↓
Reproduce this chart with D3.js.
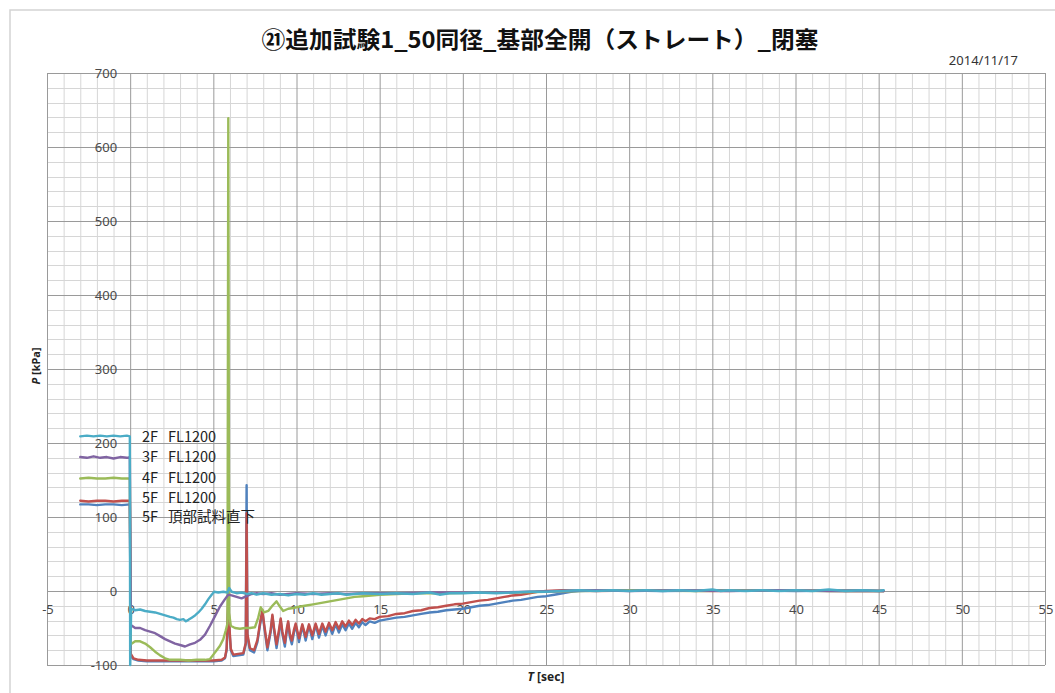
<!DOCTYPE html>
<html><head><meta charset="utf-8">
<script src="https://cdn.jsdelivr.net/npm/d3@7"></script>
<style>
html,body{margin:0;padding:0;background:#fff;}
svg{display:block;}
</style></head>
<body>
<svg id="chart" width="1055" height="693"></svg>
<script>
const titleText = "㉑追加試験1_50同径_基部全開（ストレート）_閉塞";
const dateText = "2014/11/17";
const xTickValues = [-5,0,5,10,15,20,25,30,35,40,45,50,55];
const yTickValues = [-100,0,100,200,300,400,500,600,700];
const seriesFloors = ["2F","3F","4F","5F","5F"];
const seriesPoints = ["FL1200","FL1200","FL1200","FL1200","頂部試料直下"];

const s2F = [[-3.0,209],[-2.6,210],[-2.2,209],[-1.8,210],[-1.4,209],[-1.0,210],[-0.6,209],[-0.2,210],[-0.02,209],
[0.0,-100],[0.06,-24],[0.3,-26],[0.6,-25],[0.9,-27],[1.2,-28],[1.5,-29],[1.8,-31],[2.1,-33],[2.4,-35],[2.6,-36],[2.8,-38],[3.0,-39],[3.2,-38],[3.35,-41],[3.5,-39],[3.7,-36],[3.9,-33],[4.1,-29],[4.3,-24],[4.5,-18],[4.7,-11],[4.9,-5],[5.05,-1],[5.3,-2],[5.6,-1],[5.85,-2],[5.95,4],[6.1,-1],[6.4,-3],[6.7,-2],[7.0,-4],[7.3,-3],[7.6,-5],[8.0,-3],[8.5,-5],[9.0,-4],[9.5,-6],[10,-4],[10.5,-5],[11,-3],[11.5,-5],[12,-4],[12.5,-3],[13,-5],[13.5,-4],[14,-3],[15,-4],[16,-3],[17,-4],[18,-2],[18.6,-5],[19.2,-3],[20,-3],[21,-2],[22,-3],[23,-2],[24,-1],[25,-1],[26,0],[27,1],[28,0],[29,1],[30,0],[31,1],[32,0],[33,1],[34,0],[35,2],[35.5,0],[36,1],[37,0],[38,1],[39,0],[40,1],[41,0],[42,2],[43,0],[44,1],[45,0],[45.3,1]];

const s3F = [[-3.0,181],[-2.6,180],[-2.2,182],[-1.8,180],[-1.4,181],[-1.0,179],[-0.6,181],[-0.2,180],[-0.02,181],
[0.04,-46],[0.3,-50],[0.6,-50],[0.9,-53],[1.2,-55],[1.5,-57],[1.8,-61],[2.1,-65],[2.4,-68],[2.7,-71],[3.0,-73],[3.3,-75],[3.6,-72],[3.9,-70],[4.2,-66],[4.5,-59],[4.8,-47],[5.1,-34],[5.4,-21],[5.7,-11],[5.9,-5],[6.1,-6],[6.4,-8],[6.7,-10],[7.0,-7],[7.3,-4],[7.6,-3],[8.0,-4],[8.5,-3],[9,-5],[10,-3],[11,-4],[12,-3],[13,-4],[14,-3],[15,-3],[16,-3],[18,-2],[20,-2],[22,-2],[24,-1],[26,0],[28,1],[30,0],[33,1],[36,0],[39,1],[42,0],[45.3,0]];

const s4F = [[-3.0,152],[-2.5,153],[-2.0,152],[-1.5,152],[-1.0,153],[-0.5,152],[-0.02,152],
[0.04,-72],[0.3,-68],[0.6,-68],[0.9,-71],[1.2,-76],[1.5,-82],[1.8,-87],[2.1,-91],[2.4,-93],[3.0,-93],[3.5,-94],[4.0,-93],[4.5,-93],[4.8,-92],[5.0,-86],[5.2,-80],[5.4,-74],[5.6,-65],[5.75,-53],[5.85,-44],[5.9,639],[5.95,-30],[6.05,-47],[6.3,-50],[6.6,-51],[6.9,-50],[7.2,-50],[7.5,-49],[7.7,-36],[7.85,-22],[8.05,-29],[8.3,-27],[8.55,-20],[8.8,-14],[9.0,-21],[9.2,-27],[9.5,-24],[9.8,-23],[10,-22],[10.5,-20],[11,-18],[11.5,-16],[12,-14],[12.5,-12],[13,-10],[13.5,-8],[14,-7],[14.5,-6],[15,-5],[16,-4],[17,-3],[19,-3],[21,-2],[23,-2],[25,-1],[27,0],[30,1],[34,0],[38,1],[42,0],[45.3,0]];

const s5F = [[-3.0,122],[-2.5,121],[-2.0,122],[-1.5,122],[-1.0,121],[-0.5,122],[-0.02,122],
[0.04,-85],[0.2,-91],[0.5,-93],[1.0,-94],[2.0,-94],[3.0,-94],[4.0,-94],[5.0,-94],[5.5,-93],[5.7,-90],[5.8,-78],[5.85,-45],[5.9,-8],[5.95,-42],[6.05,-78],[6.2,-86],[6.5,-85],[6.8,-84],[6.95,-70],[7.0,105],[7.05,-58],[7.2,-77],[7.45,-80],[7.65,-66],[7.8,-44],[7.95,-26],[8.05,-44],[8.25,-76],[8.45,-52],[8.55,-32],[8.65,-50],[8.8,-72],[8.95,-52],[9.05,-37],[9.15,-55],[9.3,-70],[9.42,-50],[9.5,-41],[9.6,-58],[9.72,-67],[9.85,-52],[9.95,-44],[10.15,-64],[10.35,-45],[10.55,-62],[10.75,-45],[10.95,-60],[11.15,-44],[11.35,-58],[11.55,-44],[11.75,-55],[11.95,-43],[12.15,-53],[12.35,-42],[12.55,-51],[12.75,-41],[12.95,-48],[13.15,-40],[13.35,-46],[13.55,-39],[13.75,-44],[13.95,-38],[14.15,-41],[14.4,-37],[14.7,-38],[15,-35],[15.5,-34],[16,-31],[16.5,-30],[17,-27],[17.5,-26],[18,-23],[18.5,-22],[19,-20],[19.5,-18],[20,-17],[20.5,-15],[21,-13],[21.5,-12],[22,-10],[22.5,-8],[23,-6],[23.5,-5],[24,-3],[24.5,-1],[25,0],[26,1],[28,0],[31,1],[35,0],[39,1],[43,0],[45.3,0]];

const s5FTop = [[-3.0,117],[-2.5,117],[-2.0,116],[-1.5,117],[-1.0,117],[-0.5,116],[-0.02,117],
[0.04,-88],[0.2,-92],[0.5,-94],[1.0,-95],[2.0,-95],[3.0,-95],[4.0,-95],[5.0,-95],[5.5,-94],[5.7,-91],[5.8,-80],[5.85,-50],[5.9,-14],[5.95,-48],[6.05,-80],[6.2,-88],[6.5,-87],[6.8,-86],[6.95,-72],[7.0,143],[7.05,-62],[7.2,-80],[7.45,-83],[7.65,-69],[7.8,-47],[7.95,-28],[8.05,-47],[8.25,-80],[8.45,-55],[8.55,-34],[8.65,-53],[8.8,-77],[8.95,-56],[9.05,-39],[9.15,-58],[9.3,-75],[9.42,-54],[9.5,-43],[9.6,-62],[9.72,-72],[9.85,-56],[9.95,-46],[10.15,-69],[10.35,-47],[10.55,-67],[10.75,-47],[10.95,-65],[11.15,-46],[11.35,-63],[11.55,-47],[11.75,-60],[11.95,-46],[12.15,-58],[12.35,-45],[12.55,-56],[12.75,-45],[12.95,-53],[13.15,-44],[13.35,-51],[13.55,-43],[13.75,-49],[13.95,-42],[14.15,-46],[14.4,-41],[14.7,-43],[15,-40],[15.5,-38],[16,-36],[16.5,-35],[17,-33],[17.5,-31],[18,-29],[18.5,-28],[19,-26],[19.5,-25],[20,-24],[20.5,-22],[21,-20],[21.5,-19],[22,-17],[22.5,-15],[23,-13],[23.5,-12],[24,-10],[24.5,-8],[25,-7],[25.5,-5],[26,-3],[26.5,-1],[27,0],[29,1],[32,0],[36,1],[40,0],[44,1],[45.3,0]];

const seriesData = [s2F, s3F, s4F, s5F, s5FTop];
const seriesColors = ["#4BACC6","#8064A2","#9BBB59","#C0504D","#4F81BD"];
const drawOrder = [4,3,2,1,0];

const svg = d3.select("#chart");
const x = d3.scaleLinear().domain([-5,55]).range([47,1045]);
const y = d3.scaleLinear().domain([-100,700]).range([665,73]);

// outer chart border
svg.append("rect").attr("x",10).attr("y",10).attr("width",1100).attr("height",800)
  .attr("fill","none").attr("stroke","#d4d4d4").attr("stroke-width",1.5);

// grid
const g = svg.append("g");
const minorX = d3.range(-5,56,1).filter(v => v % 5 !== 0);
const minorY = d3.range(-100,701,20).filter(v => v % 100 !== 0);
g.selectAll(".mx").data(minorX).join("line")
  .attr("x1",d=>x(d)+0.5).attr("x2",d=>x(d)+0.5).attr("y1",y(700)).attr("y2",y(-100))
  .attr("stroke","#d6d6d6").attr("stroke-width",1);
g.selectAll(".my").data(minorY).join("line")
  .attr("y1",d=>Math.round(y(d))+0.5).attr("y2",d=>Math.round(y(d))+0.5).attr("x1",x(-5)).attr("x2",x(55))
  .attr("stroke","#d6d6d6").attr("stroke-width",1);
g.selectAll(".Mx").data(xTickValues).join("line")
  .attr("x1",d=>x(d)+0.5).attr("x2",d=>x(d)+0.5).attr("y1",y(700)).attr("y2",y(-100))
  .attr("stroke","#9a9a9a").attr("stroke-width",1);
g.selectAll(".My").data(yTickValues).join("line")
  .attr("y1",d=>Math.round(y(d))+0.5).attr("y2",d=>Math.round(y(d))+0.5).attr("x1",x(-5)).attr("x2",x(55))
  .attr("stroke","#9a9a9a").attr("stroke-width",1);

// tick labels
const tickFont = "'Noto Sans', 'Open Sans', sans-serif";
svg.append("g").selectAll("text").data(yTickValues).join("text")
  .attr("x", x(0)-13).attr("y", d=>y(d)).attr("dy","0.35em")
  .attr("text-anchor","end").attr("font-family",tickFont).attr("font-size",13)
  .attr("fill","#4a4a4a").text(d=>d);
svg.append("g").selectAll("text").data(xTickValues).join("text")
  .attr("x", d=>x(d)+1).attr("y", y(0)+23)
  .attr("text-anchor","middle").attr("font-family",tickFont).attr("font-size",13)
  .attr("fill","#4a4a4a").text(d=>d);

// series
const line = d3.line().x(d=>x(d[0])).y(d=>y(d[1]));
const sg = svg.append("g");
drawOrder.forEach(i => {
  sg.append("path").datum(seriesData[i]).attr("d",line)
    .attr("fill","none").attr("stroke",seriesColors[i]).attr("stroke-width",2.4)
    .attr("stroke-linejoin","round").attr("stroke-linecap","round");
});

// legend labels
const legendY = [442,462,483,503,522];
const lg = svg.append("g").attr("font-family","'Noto Sans CJK JP', sans-serif")
  .attr("font-size",14.5).attr("fill","#222");
seriesFloors.forEach((f,i) => {
  lg.append("text").attr("x",142).attr("y",legendY[i]).text(f);
  lg.append("text").attr("x",168).attr("y",legendY[i]).text(seriesPoints[i]);
});

// title
svg.append("text").attr("x",540).attr("y",48).attr("text-anchor","middle")
  .attr("font-family","'Noto Sans CJK JP', sans-serif").attr("font-weight","bold")
  .attr("font-size",23).attr("fill","#111")
  .attr("textLength",557).attr("lengthAdjust","spacingAndGlyphs").text(titleText);

// date
svg.append("text").attr("x",1018).attr("y",65).attr("text-anchor","end")
  .attr("font-family",tickFont).attr("font-size",13).attr("fill","#333").text(dateText);

// axis titles
const yt = svg.append("text").attr("transform","translate(40,366) rotate(-90)")
  .attr("text-anchor","middle").attr("font-family",tickFont).attr("font-weight","bold")
  .attr("font-size",11).attr("fill","#222");
yt.append("tspan").attr("font-style","italic").text("P");
yt.append("tspan").text(" [kPa]");
const xt = svg.append("text").attr("x",546).attr("y",681)
  .attr("text-anchor","middle").attr("font-family",tickFont).attr("font-weight","bold")
  .attr("font-size",12).attr("fill","#222");
xt.append("tspan").attr("font-style","italic").text("T");
xt.append("tspan").text(" [sec]");
</script>
</body></html>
↑
Select the lines that carry the string "chart" and copy them.

Reproduce this chart with D3.js.
<svg id="chart" width="1055" height="693"></svg>
const svg = d3.select("#chart");
// outer chart border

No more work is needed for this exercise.